“The butterfly” ce l’ha fatta. La medaglia di bronzo conquistata ai Giochi di Tokyo è destinata a rimanere un punto fermo della boxe e in generale di tutto il movimento femminile sportivo italiano. Per la prima volta una pugile italiana ha conquistato una medaglia alle Olimpiadi: è Irma Testa, butterfly perché il suo primo maestro ebbe l’illuminazione dopo averla vista svolazzare sul ring, ha 23 anni, tira jab quasi fosse Mohammed Alì, ma sfilati i guantoni non rinuncia alla femminilità (mostra unghie lunghe e arrotondate, colorate di rosa). Nella semifinale del torneo dei 57 chilogrammi, nel match della Kukugikan Arena, il tempio del sumo a Tokyo, con Nesthy Petecio, filippina tutta nervi e muscoli che schizza come una pallina da flipper e che non a caso è campionessa del mondo, la “farfalla” si arrende (4-1) ma conquista comunque un risultato storico: il bronzo. Un’impresa, non una sorpresa: la Testa, infatti, già una partecipazione ai Giochi di Rio, nel 2016, non ha fatto altro che portare la sua qualità nel pugilato dei grandi, dopo che a livello giovanile aveva già fatto cose grandissime: nel suo palmares di giovane promessa, oltre a un titolo mondiale e a uno Europeo (anche un titolo Continentale tra le grandi, nel 2019) anche l’argento ottenuto nell’edizione dei Giochi Olimpici giovanili estivi 2014 a Nanchino.

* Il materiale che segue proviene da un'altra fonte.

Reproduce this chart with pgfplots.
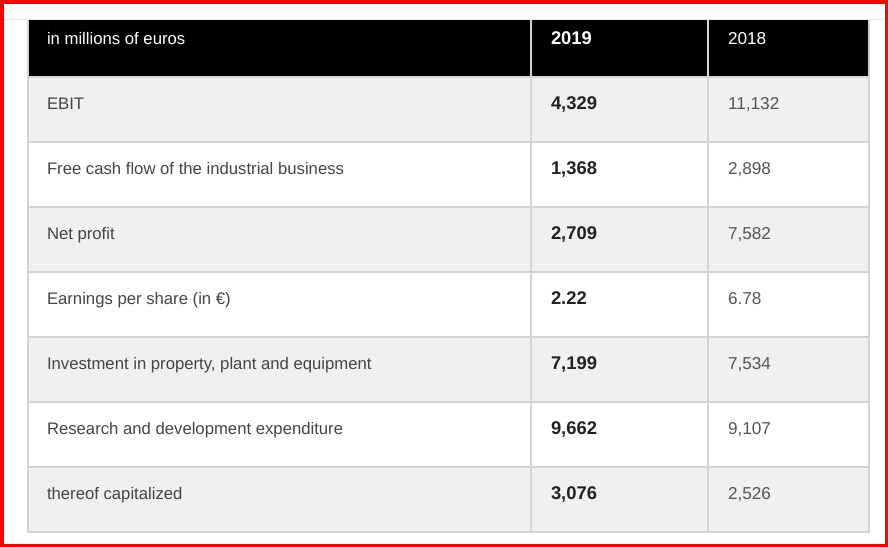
\documentclass[border=0pt]{standalone}
\usepackage{pgfplots}
\pgfplotsset{compat=1.18}
\usepackage{pgfplotstable}
\usepackage{fontspec}
\setmainfont{Liberation Sans}
\definecolor{rowgray}{HTML}{F0F0F0}
\definecolor{gridgray}{HTML}{D4D4D4}
\definecolor{labelgray}{HTML}{444444}
\definecolor{oldgray}{HTML}{555555}
\definecolor{numdark}{HTML}{222222}
\definecolor{topline}{HTML}{E6EAEF}
\definecolor{frame}{HTML}{FF0000}

% row baselines (pixel units from top), labels and values
\pgfplotstableread[col sep=semicolon]{
y;label;v2019;v2018
109;EBIT;4,329;11,132
174.2;Free cash flow of the industrial business;1,368;2,898
239.3;Net profit;2,709;7,582
304.4;Earnings per share (in €);2.22;6.78
369.5;Investment in property, plant and equipment;7,199;7,534
434.6;Research and development expenditure;9,662;9,107
499.7;thereof capitalized;3,076;2,526
}\bodytbl
\pgfplotstableread[col sep=semicolon]{
x;y;label
47;44;in millions of euros
}\headlabel
\pgfplotstableread[col sep=semicolon]{
x;y;label
551;44;2019
}\headA
\pgfplotstableread[col sep=semicolon]{
x;y;label
728;44;2018
}\headB

\begin{document}
\begin{tikzpicture}
\begin{axis}[
  width=888pt, height=547pt, scale only axis,
  xmin=0, xmax=888, ymin=0, ymax=547, y dir=reverse,
  hide axis, clip=false,
  nodes near coords align={anchor=base west},
  every node near coord/.append style={anchor=base west, inner sep=0pt, outer sep=0pt},
]
% frame and top line
\addplot[draw=topline, line width=1.5pt] coordinates {(3,19.5) (885,19.5)};
% header background
\addplot[fill=black, draw=none] coordinates {(28,20) (869,20) (869,76.5) (28,76.5)} -- cycle;
% shaded rows
\addplot[fill=rowgray, draw=none] coordinates {(28,76.5) (869,76.5) (869,141.7) (28,141.7)} -- cycle;
\addplot[fill=rowgray, draw=none] coordinates {(28,206.8) (869,206.8) (869,271.9) (28,271.9)} -- cycle;
\addplot[fill=rowgray, draw=none] coordinates {(28,337) (869,337) (869,402.1) (28,402.1)} -- cycle;
\addplot[fill=rowgray, draw=none] coordinates {(28,467.2) (869,467.2) (869,532.3) (28,532.3)} -- cycle;
% horizontal grid lines
\foreach \yy in {76.5,141.7,206.8,271.9,337,402.1,467.2,532.3}{
  \edef\tmp{\noexpand\addplot[draw=gridgray, line width=2pt, forget plot] coordinates {(27,\yy) (870,\yy)};}\tmp
}
% vertical grid lines
\foreach \xx in {28,531,708,869}{
  \edef\tmp{\noexpand\addplot[draw=gridgray, line width=2pt, forget plot] coordinates {(\xx,20) (\xx,533.3)};}\tmp
}
% header texts
\addplot[draw=none, mark=none, nodes near coords, point meta=explicit symbolic,
  every node near coord/.append style={text=white, font=\fontsize{16.7}{20}\selectfont}]
  table[x=x, y=y, meta=label] {\headlabel};
\addplot[draw=none, mark=none, nodes near coords, point meta=explicit symbolic,
  every node near coord/.append style={text=white, font=\fontsize{18.4}{22}\selectfont\bfseries}]
  table[x=x, y=y, meta=label] {\headA};
\addplot[draw=none, mark=none, nodes near coords, point meta=explicit symbolic,
  every node near coord/.append style={text=white, font=\fontsize{17.2}{20}\selectfont}]
  table[x=x, y=y, meta=label] {\headB};
% body texts
\addplot[draw=none, mark=none, nodes near coords, point meta=explicit symbolic,
  every node near coord/.append style={text=labelgray, font=\fontsize{16.7}{20}\selectfont}]
  table[x expr=47, y=y, meta=label] {\bodytbl};
\addplot[draw=none, mark=none, nodes near coords, point meta=explicit symbolic,
  every node near coord/.append style={text=numdark, font=\fontsize{18.4}{22}\selectfont\bfseries}]
  table[x expr=551, y=y, meta=v2019] {\bodytbl};
\addplot[draw=none, mark=none, nodes near coords, point meta=explicit symbolic,
  every node near coord/.append style={text=oldgray, font=\fontsize{17.2}{20}\selectfont}]
  table[x expr=728, y=y, meta=v2018] {\bodytbl};
% red frame
\addplot[draw=frame, line width=3.5pt] coordinates {(1.75,1.75) (886.25,1.75) (886.25,545.25) (1.75,545.25)} -- cycle;
\end{axis}
\end{tikzpicture}
\end{document}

La storia. Irma Testa è una ragazza come tante. Nella sua adolescenza difficilissima vissuta a Torre Annunziata dove “soprattutto nel passato la parola d’ordine era “meno Stato, più Camorra” e dove il confine con il male è sottile e il serio rischio di varcarlo è sempre dietro l’angolo”, racconta, oltre che il sogno del principe azzurro trova un bel posticino anche il ring. E’ andata a scuola, anche se la cosa non la entusiasmava granché, frequentava ragioneria, e conciliare il tutto con il pugilato non è stato facile. La boxe, invece, l’ha sempre entusiasmata. Il sudore, la fatica, il fascino della palestra. Un film-documentario andato in onda su Raidue (regia di Alessandro Cassigoli e Casey Kauffman, coprodotto da Indyca e Rai Cinema e distribuito da Cinecittà Luce) ha svelato la sua storia; un racconto intimo sul suo percorso sportivo, i suoi sogni e le sue fragilità. Irma ha lunghi capelli e lineamenti graziosi, ma questo può stupire solo chi non segue abitualmente la boxe femminile. In Italia il movimento ha sofferto prima di riuscire a farsi largo, “aiutato” dalle imprese tra le professioniste prima di Stefania Bianchini e poi di Simona Galassi. Adesso, però, in “vetrina” c’è lei, Irma Testa.

Vola verso Parigi. La farfalla che vola tra le corde ha un segreto: ad aiutarla a spiegare le ali è stato il suo primo maestro, Lucio Zurlo, che ha avuto fiducia in lei quando la vide, da piccola, fragile e determinata, con i guantoni sul ring della sua palestra. Da 60 anni all’angolo di un ring, Zurlo è stato una vera figura paterna per Irma Testa. Maestro di vita oltre che maestro di boxe, un signore che ha tirato via dalla strada tante persone. “Dopo Rio, Irma voleva lasciare il pugilato, ma io sapevo che non l’avrebbe abbandonato”, racconta in un’intervista alla Rai. Accende gli entusiasmi, Irma Testa. Fa sognare e cantare. Lei che nella sua città è un simbolo, che nella notte tra venerdì e sabato scorso ha fatto svegliare migliaia di persone per un incontro di pugilato (neanche fosse la riedizione, più di 50 anni dopo, del match tra Benvenuti e Griffith al Madison Square Garden, quando nel cuore della notte restarono incollati alla tv quasi dieci milioni di italiani). E’ lei l’azzurra simbolo dei Giochi di Tokyo. C’è la leggendaria Federica Pellegrini, naturalmente, ma Irma Testa è il futuro che prende a pugni il presente. Che scrive una pagina di storia dello sport. L’immagine confezionata sembra troppo bella per essere vera: una ragazza del “ghetto” che conquista una medaglia alle Olimpiadi e scrive la storia. Ma è vero, è tutto vero.

E ora che è diventata un’eroina nazionale, chissà che cosa farà Irma Testa. Continuerà ad avere una vita come tante («un giorno mi piacerebbe avere dei figli»), l’aspirazione a una sana routine? Tutte cose, forse, destinate ad aspettare. Irma ha fretta, deve correre verso il prossimo obiettivo: destinazione Parigi 2024.